Can large language models return accurate results when asked to find real academic texts written by specific philosophers on a specific topic? In this case, the topic was Marxist theory — and the instruction was to list peer-reviewed publications in which Gilles Deleuze or Michel Foucault offer a critique of it. We tested the prompt using GPT-4.5, Gemini 2.5 Flash and Perplexity (an AI search engine that dynamically selects among several large language models). Our aim was to see whether they could correctly identify genuine works by the named authors, and list only real, verifiable sources with accurate bibliographic details and relevant summaries.
Prompt
Please compile a list of 8 to 10 peer-reviewed academic sources (journal articles or published monographs) written by Gilles Deleuze or Michel Foucault in which they directly or indirectly critique Marxist theory.
Present the results in a table with the following columns:
- Author
- Title
- Publication Date
- Journal/Publisher
- Summary of Critique of Marxism
Each row should contain one source.
The Summary should briefly explain how the author engages with or critiques Marxist theory, identifying key points of disagreement or reinterpretation (e.g. rejection of economic determinism, critique of class essentialism, challenge to historical materialism).
Only include genuine, verifiable primary sources — that is, publications written by Deleuze or Foucault themselves. Do not include secondary literature. Do not fabricate entries. Double-check the accuracy of all bibliographic information before submitting the list.
GPT-4.5

GPT-4.5 returned a well-structured list of ten real, verifiable academic works written by Deleuze and Foucault. Most entries were peer-reviewed monographs that engage critically with Marxist theory, and the summaries accurately reflected key points such as critiques of economic determinism, historical materialism, and class analysis.
However, two sources — Power/Knowledge and Society Must Be Defended — fell outside the prompt’s scope. The first is a collection of interviews, and the second is a published lecture series. While both are authored and widely cited, they do not meet the requirement of being peer-reviewed articles or monographs. Despite this, the model successfully identified primary sources and demonstrated strong bibliographic accuracy overall.
Gemini 2.5 Flash

Gemini 2.5 Flash returned a highly accurate and well-reasoned list of academic texts written by Gilles Deleuze and Michel Foucault that engage critically with Marxist theory. All ten entries were real, verifiable sources, with correct bibliographic details and concise summaries that accurately reflected each work’s relationship to core Marxist concepts such as economic determinism, historical materialism, and class structure.
The output included both monographs and a few interviews or essays from well-known collections such as Power/Knowledge and The Foucault Reader.

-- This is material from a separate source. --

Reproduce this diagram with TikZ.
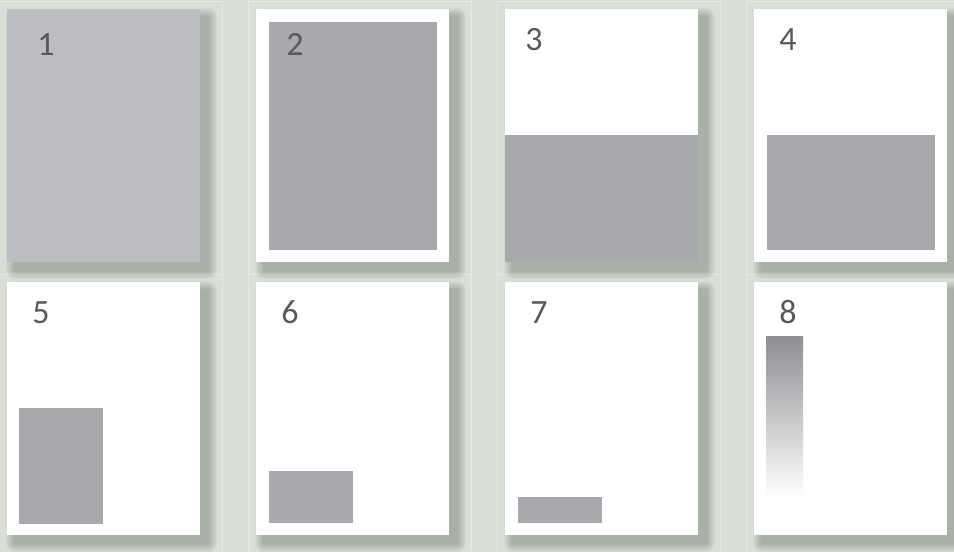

While these latter sources are not journal articles or standalone monographs, they were appropriately treated as primary texts given that they contain Foucault’s own theoretical statements.
Perplexity (Auto Mode)

Perplexity returned a compact, accurate, and well-structured list of six peer-reviewed academic works written by Gilles Deleuze and Michel Foucault. Each entry included correct bibliographic information and a concise summary identifying how the work engages critically with Marxist theory. The listed sources — including Anti-Oedipus, Discipline and Punish, and Difference and Repetition — are all genuine, verifiable publications that match both the authorship and thematic criteria set by the prompt.
Although the list contained only six items instead of the requested eight to ten, the model showed clear understanding of what constitutes a primary source and respected genre constraints. Most importantly, it avoided the common error of substituting secondary literature for original works, and the summaries accurately reflected each text’s philosophical departure from Marxist categories such as dialectical materialism, class struggle, and historical teleology.
Recommendations
All three models returned mostly accurate and relevant results. However, even in well-defined prompts, genre distinctions can slip: interviews and lecture series may be included despite instructions to focus on monographs or journal articles. When using LLMs for source retrieval, always double-check authorship, publication type, and bibliographic details.